Entries from a dataset
__________________________________________________

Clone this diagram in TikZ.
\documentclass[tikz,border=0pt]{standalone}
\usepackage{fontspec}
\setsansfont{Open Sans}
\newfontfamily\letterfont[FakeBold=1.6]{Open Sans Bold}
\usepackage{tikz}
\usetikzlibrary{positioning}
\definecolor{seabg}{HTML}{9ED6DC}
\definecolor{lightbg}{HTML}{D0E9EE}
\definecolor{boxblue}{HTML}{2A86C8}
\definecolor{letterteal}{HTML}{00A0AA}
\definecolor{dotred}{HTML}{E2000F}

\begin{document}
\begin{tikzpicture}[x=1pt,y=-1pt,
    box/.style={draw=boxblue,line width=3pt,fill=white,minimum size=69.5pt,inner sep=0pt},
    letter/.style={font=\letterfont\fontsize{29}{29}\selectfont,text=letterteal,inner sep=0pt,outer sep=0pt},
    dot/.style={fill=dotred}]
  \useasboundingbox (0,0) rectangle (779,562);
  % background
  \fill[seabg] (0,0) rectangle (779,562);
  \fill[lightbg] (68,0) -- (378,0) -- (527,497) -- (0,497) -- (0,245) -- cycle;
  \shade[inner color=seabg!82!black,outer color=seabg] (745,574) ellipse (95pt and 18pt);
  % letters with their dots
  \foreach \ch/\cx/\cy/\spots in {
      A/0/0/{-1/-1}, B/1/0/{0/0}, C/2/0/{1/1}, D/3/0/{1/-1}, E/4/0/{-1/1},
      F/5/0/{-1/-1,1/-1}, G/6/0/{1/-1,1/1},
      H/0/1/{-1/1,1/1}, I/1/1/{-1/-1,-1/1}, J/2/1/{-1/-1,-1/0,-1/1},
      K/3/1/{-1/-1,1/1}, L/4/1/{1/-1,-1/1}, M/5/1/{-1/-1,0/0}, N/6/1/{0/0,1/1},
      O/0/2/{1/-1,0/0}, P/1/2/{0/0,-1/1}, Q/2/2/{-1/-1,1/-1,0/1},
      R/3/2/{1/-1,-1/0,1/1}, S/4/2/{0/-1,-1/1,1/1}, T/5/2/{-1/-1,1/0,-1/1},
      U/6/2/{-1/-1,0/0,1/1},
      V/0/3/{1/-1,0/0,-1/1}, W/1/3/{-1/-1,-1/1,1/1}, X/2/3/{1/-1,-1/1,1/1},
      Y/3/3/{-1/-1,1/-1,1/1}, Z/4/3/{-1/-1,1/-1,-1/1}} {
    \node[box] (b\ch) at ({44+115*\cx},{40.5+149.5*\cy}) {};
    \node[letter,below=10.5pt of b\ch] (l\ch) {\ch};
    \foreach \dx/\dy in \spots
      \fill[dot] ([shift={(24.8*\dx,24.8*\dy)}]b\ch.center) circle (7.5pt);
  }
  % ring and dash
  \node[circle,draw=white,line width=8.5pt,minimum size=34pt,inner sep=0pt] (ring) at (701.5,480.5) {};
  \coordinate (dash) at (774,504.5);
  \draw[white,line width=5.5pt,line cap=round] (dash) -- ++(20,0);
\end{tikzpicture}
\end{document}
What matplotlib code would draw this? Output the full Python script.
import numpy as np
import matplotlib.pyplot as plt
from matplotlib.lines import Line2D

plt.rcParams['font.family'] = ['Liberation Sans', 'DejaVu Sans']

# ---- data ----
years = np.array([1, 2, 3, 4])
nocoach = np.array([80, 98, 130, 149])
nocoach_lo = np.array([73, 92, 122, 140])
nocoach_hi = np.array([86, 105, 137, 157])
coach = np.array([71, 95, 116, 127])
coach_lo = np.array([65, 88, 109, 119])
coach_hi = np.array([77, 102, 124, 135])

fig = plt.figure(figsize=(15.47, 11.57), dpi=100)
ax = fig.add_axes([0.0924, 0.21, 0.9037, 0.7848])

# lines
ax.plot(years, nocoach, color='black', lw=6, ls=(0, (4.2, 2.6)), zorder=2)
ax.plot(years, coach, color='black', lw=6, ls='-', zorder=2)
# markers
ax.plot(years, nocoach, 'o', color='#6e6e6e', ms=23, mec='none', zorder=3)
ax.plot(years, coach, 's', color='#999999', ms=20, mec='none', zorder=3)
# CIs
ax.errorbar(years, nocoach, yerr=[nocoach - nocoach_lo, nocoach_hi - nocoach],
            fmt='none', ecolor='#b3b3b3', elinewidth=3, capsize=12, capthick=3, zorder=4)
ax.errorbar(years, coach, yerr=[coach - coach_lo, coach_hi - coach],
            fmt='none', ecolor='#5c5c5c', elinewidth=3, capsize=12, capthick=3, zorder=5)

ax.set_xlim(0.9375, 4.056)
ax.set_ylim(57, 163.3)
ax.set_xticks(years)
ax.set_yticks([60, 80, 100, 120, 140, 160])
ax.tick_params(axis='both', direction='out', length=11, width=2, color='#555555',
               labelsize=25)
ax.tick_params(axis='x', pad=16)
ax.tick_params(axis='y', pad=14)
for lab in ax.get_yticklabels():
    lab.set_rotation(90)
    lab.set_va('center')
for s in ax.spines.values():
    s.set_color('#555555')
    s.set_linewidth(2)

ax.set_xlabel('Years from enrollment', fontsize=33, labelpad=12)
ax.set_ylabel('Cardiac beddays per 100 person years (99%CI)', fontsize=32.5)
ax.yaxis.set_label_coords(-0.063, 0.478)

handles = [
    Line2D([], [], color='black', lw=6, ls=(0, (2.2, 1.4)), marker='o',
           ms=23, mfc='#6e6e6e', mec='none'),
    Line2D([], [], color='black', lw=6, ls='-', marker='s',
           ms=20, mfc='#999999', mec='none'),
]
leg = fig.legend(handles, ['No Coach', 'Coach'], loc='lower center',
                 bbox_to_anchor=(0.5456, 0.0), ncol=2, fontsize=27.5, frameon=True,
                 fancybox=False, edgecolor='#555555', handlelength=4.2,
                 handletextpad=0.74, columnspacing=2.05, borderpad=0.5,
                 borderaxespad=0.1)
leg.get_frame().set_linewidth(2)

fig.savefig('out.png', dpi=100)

__________________________________________________

Given exercise
All of the lines above must be returned exactly.

Task response
Clone this diagram in TikZ.
\documentclass[tikz,border=0pt]{standalone}
\usepackage{fontspec}
\setsansfont{Open Sans}
\newfontfamily\letterfont[FakeBold=1.6]{Open Sans Bold}
\usepackage{tikz}
\usetikzlibrary{positioning}
\definecolor{seabg}{HTML}{9ED6DC}
\definecolor{lightbg}{HTML}{D0E9EE}
\definecolor{boxblue}{HTML}{2A86C8}
\definecolor{letterteal}{HTML}{00A0AA}
\definecolor{dotred}{HTML}{E2000F}

\begin{document}
\begin{tikzpicture}[x=1pt,y=-1pt,
    box/.style={draw=boxblue,line width=3pt,fill=white,minimum size=69.5pt,inner sep=0pt},
    letter/.style={font=\letterfont\fontsize{29}{29}\selectfont,text=letterteal,inner sep=0pt,outer sep=0pt},
    dot/.style={fill=dotred}]
  \useasboundingbox (0,0) rectangle (779,562);
  % background
  \fill[seabg] (0,0) rectangle (779,562);
  \fill[lightbg] (68,0) -- (378,0) -- (527,497) -- (0,497) -- (0,245) -- cycle;
  \shade[inner color=seabg!82!black,outer color=seabg] (745,574) ellipse (95pt and 18pt);
  % letters with their dots
  \foreach \ch/\cx/\cy/\spots in {
      A/0/0/{-1/-1}, B/1/0/{0/0}, C/2/0/{1/1}, D/3/0/{1/-1}, E/4/0/{-1/1},
      F/5/0/{-1/-1,1/-1}, G/6/0/{1/-1,1/1},
      H/0/1/{-1/1,1/1}, I/1/1/{-1/-1,-1/1}, J/2/1/{-1/-1,-1/0,-1/1},
      K/3/1/{-1/-1,1/1}, L/4/1/{1/-1,-1/1}, M/5/1/{-1/-1,0/0}, N/6/1/{0/0,1/1},
      O/0/2/{1/-1,0/0}, P/1/2/{0/0,-1/1}, Q/2/2/{-1/-1,1/-1,0/1},
      R/3/2/{1/-1,-1/0,1/1}, S/4/2/{0/-1,-1/1,1/1}, T/5/2/{-1/-1,1/0,-1/1},
      U/6/2/{-1/-1,0/0,1/1},
      V/0/3/{1/-1,0/0,-1/1}, W/1/3/{-1/-1,-1/1,1/1}, X/2/3/{1/-1,-1/1,1/1},
      Y/3/3/{-1/-1,1/-1,1/1}, Z/4/3/{-1/-1,1/-1,-1/1}} {
    \node[box] (b\ch) at ({44+115*\cx},{40.5+149.5*\cy}) {};
    \node[letter,below=10.5pt of b\ch] (l\ch) {\ch};
    \foreach \dx/\dy in \spots
      \fill[dot] ([shift={(24.8*\dx,24.8*\dy)}]b\ch.center) circle (7.5pt);
  }
  % ring and dash
  \node[circle,draw=white,line width=8.5pt,minimum size=34pt,inner sep=0pt] (ring) at (701.5,480.5) {};
  \coordinate (dash) at (774,504.5);
  \draw[white,line width=5.5pt,line cap=round] (dash) -- ++(20,0);
\end{tikzpicture}
\end{document}
What matplotlib code would draw this? Output the full Python script.
import numpy as np
import matplotlib.pyplot as plt
from matplotlib.lines import Line2D

plt.rcParams['font.family'] = ['Liberation Sans', 'DejaVu Sans']

# ---- data ----
years = np.array([1, 2, 3, 4])
nocoach = np.array([80, 98, 130, 149])
nocoach_lo = np.array([73, 92, 122, 140])
nocoach_hi = np.array([86, 105, 137, 157])
coach = np.array([71, 95, 116, 127])
coach_lo = np.array([65, 88, 109, 119])
coach_hi = np.array([77, 102, 124, 135])

fig = plt.figure(figsize=(15.47, 11.57), dpi=100)
ax = fig.add_axes([0.0924, 0.21, 0.9037, 0.7848])

# lines
ax.plot(years, nocoach, color='black', lw=6, ls=(0, (4.2, 2.6)), zorder=2)
ax.plot(years, coach, color='black', lw=6, ls='-', zorder=2)
# markers
ax.plot(years, nocoach, 'o', color='#6e6e6e', ms=23, mec='none', zorder=3)
ax.plot(years, coach, 's', color='#999999', ms=20, mec='none', zorder=3)
# CIs
ax.errorbar(years, nocoach, yerr=[nocoach - nocoach_lo, nocoach_hi - nocoach],
            fmt='none', ecolor='#b3b3b3', elinewidth=3, capsize=12, capthick=3, zorder=4)
ax.errorbar(years, coach, yerr=[coach - coach_lo, coach_hi - coach],
            fmt='none', ecolor='#5c5c5c', elinewidth=3, capsize=12, capthick=3, zorder=5)

ax.set_xlim(0.9375, 4.056)
ax.set_ylim(57, 163.3)
ax.set_xticks(years)
ax.set_yticks([60, 80, 100, 120, 140, 160])
ax.tick_params(axis='both', direction='out', length=11, width=2, color='#555555',
               labelsize=25)
ax.tick_params(axis='x', pad=16)
ax.tick_params(axis='y', pad=14)
for lab in ax.get_yticklabels():
    lab.set_rotation(90)
    lab.set_va('center')
for s in ax.spines.values():
    s.set_color('#555555')
    s.set_linewidth(2)

ax.set_xlabel('Years from enrollment', fontsize=33, labelpad=12)
ax.set_ylabel('Cardiac beddays per 100 person years (99%CI)', fontsize=32.5)
ax.yaxis.set_label_coords(-0.063, 0.478)

handles = [
    Line2D([], [], color='black', lw=6, ls=(0, (2.2, 1.4)), marker='o',
           ms=23, mfc='#6e6e6e', mec='none'),
    Line2D([], [], color='black', lw=6, ls='-', marker='s',
           ms=20, mfc='#999999', mec='none'),
]
leg = fig.legend(handles, ['No Coach', 'Coach'], loc='lower center',
                 bbox_to_anchor=(0.5456, 0.0), ncol=2, fontsize=27.5, frameon=True,
                 fancybox=False, edgecolor='#555555', handlelength=4.2,
                 handletextpad=0.74, columnspacing=2.05, borderpad=0.5,
                 borderaxespad=0.1)
leg.get_frame().set_linewidth(2)

fig.savefig('out.png', dpi=100)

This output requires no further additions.